How would we like “equilibrium”? As always, we have to clarify what we mean with the term. As a rule of thumb, we would very much as regards to a mechanism, but should never as regards to an organism.

             For instance, the vending machine out of equilibrium must be put on with a sign “out of order.” Otherwise, your guess is as good as mine. As quipped by one of the Founding Fathers, on the contrary, an organism is finished when it in equilibrium finishes changing.

             At any rate, we come across such terms as “the equilibrium price” and “the general equilibrium” as often as we open a textbook thereabout: the former in elementary economics as abstract science, the latter in Cambridge macroeconomics as “empirical science.”

             Between you and me, the 20th-century macroeconomics is no more reliable than early-the-millennium alchemy: Honey, I fused Economics (Y for GDP in T-1) with Finance (M for money in T0)! Or equivalently, the income statement (about activities) and the balance sheet (on ownership) are algebraically combined “for the sake of convenience.”

             The “market equilibrium” is O.K. as long as the classical market framework is a metaphor to promote comprehension of and communication about the nature of trade in a certain marketplace over a certain accounting period.

             Confined, equipped and defined with the product, the space and the period, we are ready to make a few calls.
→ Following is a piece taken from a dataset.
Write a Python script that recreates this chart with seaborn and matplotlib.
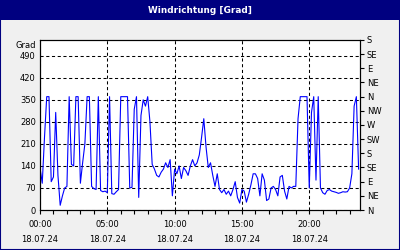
import matplotlib
matplotlib.use("Agg")
import matplotlib.pyplot as plt
import seaborn as sns
import pandas as pd
from matplotlib.patches import Rectangle

title = "Windrichtung [Grad]"
unit_label = "Grad"
date_label = "18.07.24"
hour_ticks = [0, 5, 10, 15, 20]
hour_labels = ["00:00", "05:00", "10:00", "15:00", "20:00"]
grad_ticks = [0, 70, 140, 210, 280, 350, 420, 490]
compass_ticks = [0, 45, 90, 135, 180, 225, 270, 315, 360, 405, 450, 495, 540]
compass_labels = ["N", "NE", "E", "SE", "S", "SW", "W", "NW", "N", "NE", "E", "SE", "S"]
interval_minutes = 10

# wind direction in degrees, one value every 10 minutes from 00:00
direction = [
    135, 85, 230, 360, 360, 90,        # 0h
    105, 310, 110, 15, 45, 70,         # 1h
    75, 360, 145, 140, 360, 360,       # 2h
    85, 150, 210, 360, 360, 75,        # 3h
    68, 65, 360, 62, 58, 60,           # 4h
    55, 360, 52, 50, 58, 65,           # 5h
    360, 360, 360, 360, 70, 72,        # 6h
    320, 360, 40, 300, 350, 330,       # 7h
    360, 280, 145, 130, 110, 105,      # 8h
    120, 130, 150, 135, 160, 45,       # 9h
    130, 115, 140, 100, 135, 125,      # 10h
    110, 140, 160, 140, 150, 175,      # 11h
    230, 290, 200, 135, 150, 110,      # 12h
    75, 115, 65, 55, 65, 50,           # 13h
    60, 45, 65, 90, 40, 22,            # 14h
    65, 60, 25, 50, 80, 115,           # 15h
    115, 100, 45, 115, 95, 30,         # 16h
    35, 70, 75, 65, 45, 105,           # 17h
    110, 60, 35, 75, 70, 75,           # 18h
    75, 290, 360, 360, 360, 360,       # 19h
    70, 310, 360, 95, 360, 70,         # 20h
    55, 50, 62, 65, 60, 58,            # 21h
    56, 53, 55, 58, 57, 58,            # 22h
    70, 115, 330, 360, 130,            # 23h
]

df = pd.DataFrame({"deg": direction})
df["hour"] = df.index * interval_minutes / 60.0

fig = plt.figure(figsize=(4, 2.5), dpi=100, facecolor="#f0f0f0")
ax = fig.add_axes([0.1, 0.16, 0.8, 0.68])
ax.set_facecolor("white")

sns.lineplot(data=df, x="hour", y="deg", ax=ax, color="#0000ff",
             linewidth=0.8, estimator=None, sort=False)

ax.set_xlim(0, 23.77)
ax.set_ylim(0, 540)
ax.set_xlabel("")
ax.set_ylabel("")

fs = 6.0
ax.set_yticks(grad_ticks)
ax.set_yticklabels([str(v) for v in grad_ticks])
ax.tick_params(axis="y", length=0, labelsize=fs, pad=3)

ax.set_xticks(hour_ticks)
ax.set_xticklabels([f"{h}\n{date_label}" for h in hour_labels], linespacing=1.9)
ax.set_xticks(range(0, 24), minor=True)
ax.tick_params(axis="x", which="both", length=3, width=0.8, direction="out",
               labelsize=fs, pad=4)

ax.grid(True, which="major", color="black", linestyle=(0, (3, 2.5)), linewidth=0.75)
for s in ax.spines.values():
    s.set_color("black")
    s.set_linewidth(0.8)

ax2 = ax.twinx()
ax2.set_ylim(0, 540)
ax2.set_yticks(compass_ticks)
ax2.set_yticklabels(compass_labels)
ax2.tick_params(axis="y", length=3, width=0.8, direction="out", labelsize=fs, pad=2)
for s in ax2.spines.values():
    s.set_color("black")
    s.set_linewidth(0.8)

ax.text(-0.012, 0.97, unit_label, transform=ax.transAxes, ha="right", va="center",
        fontsize=fs)

fig.patches.append(Rectangle((0, 0.92), 1, 0.08, transform=fig.transFigure,
                             facecolor="#000080", edgecolor="none", zorder=0))
fig.text(0.5, 0.958, title, color="white", fontsize=6.4, fontweight="bold",
         ha="center", va="center")
fig.patches.append(Rectangle((0, 0), 1, 1, transform=fig.transFigure, fill=False,
                             edgecolor="#000080", linewidth=1.5, zorder=5))

fig.savefig("out.png", dpi=100, facecolor=fig.get_facecolor())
First, the aggregate quantity bought is identical to the quantity sold. Viola, but for fraud the market is always cleared without any regard whatsoever to the term “price.” On the other hand, prices are all different but for a public ordinance, a monopoly, a consumer union or collusion among sellers.

             A thought experiment: If the ex-post average of whatever type, aka “the equilibrium price,” is prevailed ex ante, the market would have been cleared at the price ex post. After all, tautology does always hold true. Or, a definition is everywhere correct by definition, of definition and for definition. Let us be happy ever after equilibrium in the communal markets all the way to the macro economy. See I told you so, the general equilibrium!
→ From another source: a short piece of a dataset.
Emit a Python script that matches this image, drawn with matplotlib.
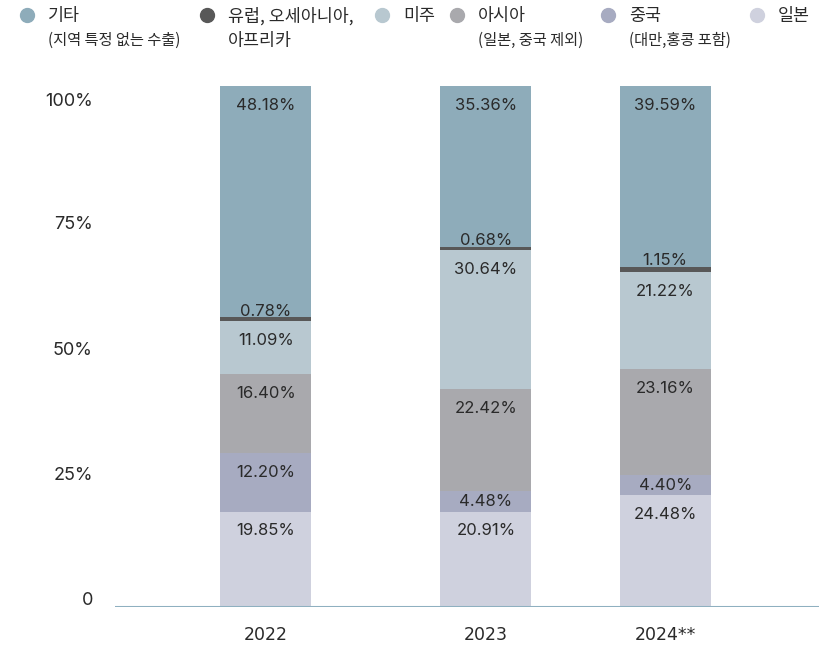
import matplotlib

matplotlib.use("Agg")
import matplotlib.pyplot as plt
from matplotlib.lines import Line2D
import numpy as np

plt.rcParams["font.family"] = ["Noto Sans CJK KR", "DejaVu Sans"]

# values per region, in % as printed on the chart (bars are drawn as shares of the column total)
years = ["2022", "2023", "2024**"]
japan = [19.85, 20.91, 24.48]
china = [12.20, 4.48, 4.40]
asia = [16.40, 22.42, 23.16]
americas = [11.09, 30.64, 21.22]
europe = [0.78, 0.68, 1.15]
other = [48.18, 35.36, 39.59]

series_names = ["일본", "중국", "아시아", "미주", "유럽, 오세아니아,\n아프리카", "기타"]
series_values = [japan, china, asia, americas, europe, other]
colors = ["#cfd1de", "#a7abc1", "#a9a9ad", "#b8c8d0", "#585858", "#8eacba"]

ytick_labels = ["0", "25%", "50%", "75%", "100%"]

# layout
x_pos = np.array([0.0, 1.0, 1.815])
bar_w = 0.414
ytick_pos = [1.7, 25.7, 49.6, 73.8, 97.5]
text_col = "#2a2a2a"

fig = plt.figure(figsize=(8.19, 6.47), dpi=100)
ax = fig.add_axes([115 / 819, 40 / 647, 704 / 819, 521 / 647])

vals = np.array(series_values, dtype=float)
shares = vals / vals.sum(axis=0) * 100
px_per_unit = 521 / 100

bottom = np.zeros(len(years))
for name, raw, sh, col in zip(series_names, vals, shares, colors):
    ax.bar(x_pos, sh, bar_w, bottom=bottom, color=col, linewidth=0)
    for x, b, h, v in zip(x_pos, bottom, sh, raw):
        top = b + h
        if v < 2:
            y = top + 6 / px_per_unit
        else:
            y = max(top - 19 / px_per_unit, b + h / 2)
        ax.text(x, y, f"{v:.2f}%", ha="center", va="center", fontsize=12,
                color=text_col, family=["Inter", "DejaVu Sans"])
    bottom = bottom + sh

ax.axhline(0, color="#8fb0c0", lw=2.2, zorder=3)
ax.set_xlim(-0.686, 2.514)
ax.set_ylim(0, 100)
for s in ax.spines.values():
    s.set_visible(False)
ax.set_yticks(ytick_pos)
ax.set_yticklabels(ytick_labels, fontsize=13, color=text_col, family=["Inter", "DejaVu Sans"])
ax.set_xticks(x_pos)
ax.set_xticklabels(years, fontsize=12.5, color=text_col,
                   family=["Liberation Sans Narrow", "DejaVu Sans"])
ax.tick_params(axis="y", length=0, pad=16)
ax.tick_params(axis="x", length=0, pad=13.5)

# legend drawn by hand: marker + main label + sub label
legend_sub = ["", "(대만,홍콩 포함)", "(일본, 중국 제외)", "", "", "(지역 특정 없는 수출)"]
legend_x = [757, 608, 457, 382, 207, 27]
for name, sub, col, lx in zip(series_names, legend_sub, colors, legend_x):
    fig.add_artist(Line2D([lx / 819], [1 - 15 / 647], marker="o", markersize=10,
                          color=col, linestyle="none", transform=fig.transFigure))
    lines = name.split("\n")
    fig.text((lx + 21) / 819, 1 - 16 / 647, lines[0], fontsize=12.5, color=text_col,
             ha="left", va="center")
    if len(lines) > 1:
        fig.text((lx + 21) / 819, 1 - 41 / 647, lines[1], fontsize=12.5, color=text_col,
                 ha="left", va="center")
    if sub:
        fig.text((lx + 21) / 819, 1 - 40 / 647, sub, fontsize=11, color=text_col,
                 ha="left", va="center")

fig.savefig("out.png", dpi=100)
             Exogenous of Cambridge, unfortunately, most everybody, not excluding Elon, Mark, Jensen, Jeff, Larry, Bill, Warren..., has never been in equilibrium of desire, money or time. Neither is the economy, national or global, if in term of demand for goods. Alas, Globe is overflown by all kinds of bads and uglies.

             A question: Where is the so-claimed “ineffective aggregate demand”? The answer: It is nowhere but in Cambridge. Larry Summers in the footstep of Alvin Hansen might lament over “secular stagnation” due to ineffective aggregate demand for bads and uglies.